_SET PROBLEM_: In your copy, leave out the pictures; write out all the data exactly.

_STORED DATA_:
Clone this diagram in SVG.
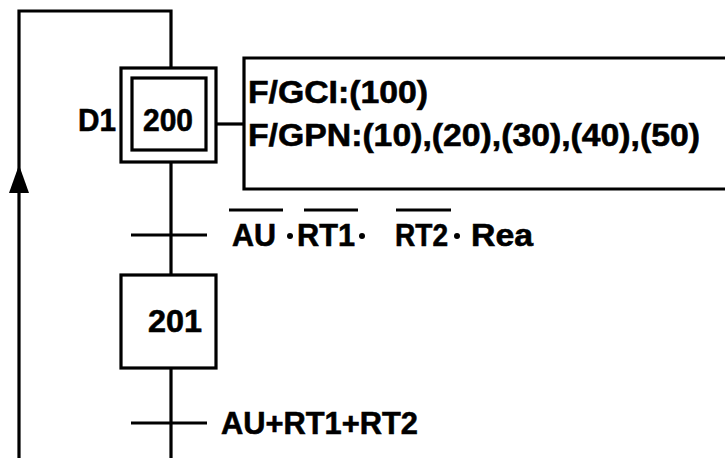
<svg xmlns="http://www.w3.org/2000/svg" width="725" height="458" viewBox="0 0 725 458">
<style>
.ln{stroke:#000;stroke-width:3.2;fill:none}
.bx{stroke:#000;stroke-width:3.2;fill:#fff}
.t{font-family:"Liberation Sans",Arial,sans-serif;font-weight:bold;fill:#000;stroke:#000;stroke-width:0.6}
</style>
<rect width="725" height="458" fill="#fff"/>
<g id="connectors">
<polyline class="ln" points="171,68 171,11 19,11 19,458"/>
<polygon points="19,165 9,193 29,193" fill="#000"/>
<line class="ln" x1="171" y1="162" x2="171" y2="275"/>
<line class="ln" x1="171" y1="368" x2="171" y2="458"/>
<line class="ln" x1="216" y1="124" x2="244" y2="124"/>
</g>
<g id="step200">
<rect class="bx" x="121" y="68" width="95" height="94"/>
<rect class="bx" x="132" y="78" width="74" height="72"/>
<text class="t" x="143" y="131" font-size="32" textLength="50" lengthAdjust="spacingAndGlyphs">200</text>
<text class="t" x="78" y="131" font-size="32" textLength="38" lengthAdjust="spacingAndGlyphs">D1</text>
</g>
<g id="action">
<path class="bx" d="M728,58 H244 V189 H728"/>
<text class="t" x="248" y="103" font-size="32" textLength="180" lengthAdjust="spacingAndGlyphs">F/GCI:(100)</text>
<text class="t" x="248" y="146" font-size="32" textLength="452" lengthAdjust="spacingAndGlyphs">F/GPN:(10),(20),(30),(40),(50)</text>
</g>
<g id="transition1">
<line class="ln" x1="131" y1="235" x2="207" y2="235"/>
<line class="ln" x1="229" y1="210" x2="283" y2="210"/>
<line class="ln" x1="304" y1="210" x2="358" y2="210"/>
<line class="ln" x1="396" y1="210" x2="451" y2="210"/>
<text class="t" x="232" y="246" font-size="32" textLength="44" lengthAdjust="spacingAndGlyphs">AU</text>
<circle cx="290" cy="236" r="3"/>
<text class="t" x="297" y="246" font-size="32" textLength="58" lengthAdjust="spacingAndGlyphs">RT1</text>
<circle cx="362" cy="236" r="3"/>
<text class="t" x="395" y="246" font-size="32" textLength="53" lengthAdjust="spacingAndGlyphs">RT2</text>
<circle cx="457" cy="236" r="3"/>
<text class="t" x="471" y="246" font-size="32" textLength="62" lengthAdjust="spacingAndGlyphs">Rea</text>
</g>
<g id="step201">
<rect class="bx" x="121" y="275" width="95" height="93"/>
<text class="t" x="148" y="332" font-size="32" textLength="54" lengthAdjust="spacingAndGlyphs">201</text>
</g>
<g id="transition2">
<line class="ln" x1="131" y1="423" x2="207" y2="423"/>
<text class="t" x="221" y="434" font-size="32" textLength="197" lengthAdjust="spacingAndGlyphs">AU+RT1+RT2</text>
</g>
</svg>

_PROBLEM SOLUTION_:
Clone this diagram in SVG.
<svg xmlns="http://www.w3.org/2000/svg" width="725" height="458" viewBox="0 0 725 458">
<style>
.ln{stroke:#000;stroke-width:3.2;fill:none}
.bx{stroke:#000;stroke-width:3.2;fill:#fff}
.t{font-family:"Liberation Sans",Arial,sans-serif;font-weight:bold;fill:#000;stroke:#000;stroke-width:0.6}
</style>
<rect width="725" height="458" fill="#fff"/>
<g id="connectors">
<polyline class="ln" points="171,68 171,11 19,11 19,458"/>
<polygon points="19,165 9,193 29,193" fill="#000"/>
<line class="ln" x1="171" y1="162" x2="171" y2="275"/>
<line class="ln" x1="171" y1="368" x2="171" y2="458"/>
<line class="ln" x1="216" y1="124" x2="244" y2="124"/>
</g>
<g id="step200">
<rect class="bx" x="121" y="68" width="95" height="94"/>
<rect class="bx" x="132" y="78" width="74" height="72"/>
<text class="t" x="143" y="131" font-size="32" textLength="50" lengthAdjust="spacingAndGlyphs">200</text>
<text class="t" x="78" y="131" font-size="32" textLength="38" lengthAdjust="spacingAndGlyphs">D1</text>
</g>
<g id="action">
<path class="bx" d="M728,58 H244 V189 H728"/>
<text class="t" x="248" y="103" font-size="32" textLength="180" lengthAdjust="spacingAndGlyphs">F/GCI:(100)</text>
<text class="t" x="248" y="146" font-size="32" textLength="452" lengthAdjust="spacingAndGlyphs">F/GPN:(10),(20),(30),(40),(50)</text>
</g>
<g id="transition1">
<line class="ln" x1="131" y1="235" x2="207" y2="235"/>
<line class="ln" x1="229" y1="210" x2="283" y2="210"/>
<line class="ln" x1="304" y1="210" x2="358" y2="210"/>
<line class="ln" x1="396" y1="210" x2="451" y2="210"/>
<text class="t" x="232" y="246" font-size="32" textLength="44" lengthAdjust="spacingAndGlyphs">AU</text>
<circle cx="290" cy="236" r="3"/>
<text class="t" x="297" y="246" font-size="32" textLength="58" lengthAdjust="spacingAndGlyphs">RT1</text>
<circle cx="362" cy="236" r="3"/>
<text class="t" x="395" y="246" font-size="32" textLength="53" lengthAdjust="spacingAndGlyphs">RT2</text>
<circle cx="457" cy="236" r="3"/>
<text class="t" x="471" y="246" font-size="32" textLength="62" lengthAdjust="spacingAndGlyphs">Rea</text>
</g>
<g id="step201">
<rect class="bx" x="121" y="275" width="95" height="93"/>
<text class="t" x="148" y="332" font-size="32" textLength="54" lengthAdjust="spacingAndGlyphs">201</text>
</g>
<g id="transition2">
<line class="ln" x1="131" y1="423" x2="207" y2="423"/>
<text class="t" x="221" y="434" font-size="32" textLength="197" lengthAdjust="spacingAndGlyphs">AU+RT1+RT2</text>
</g>
</svg>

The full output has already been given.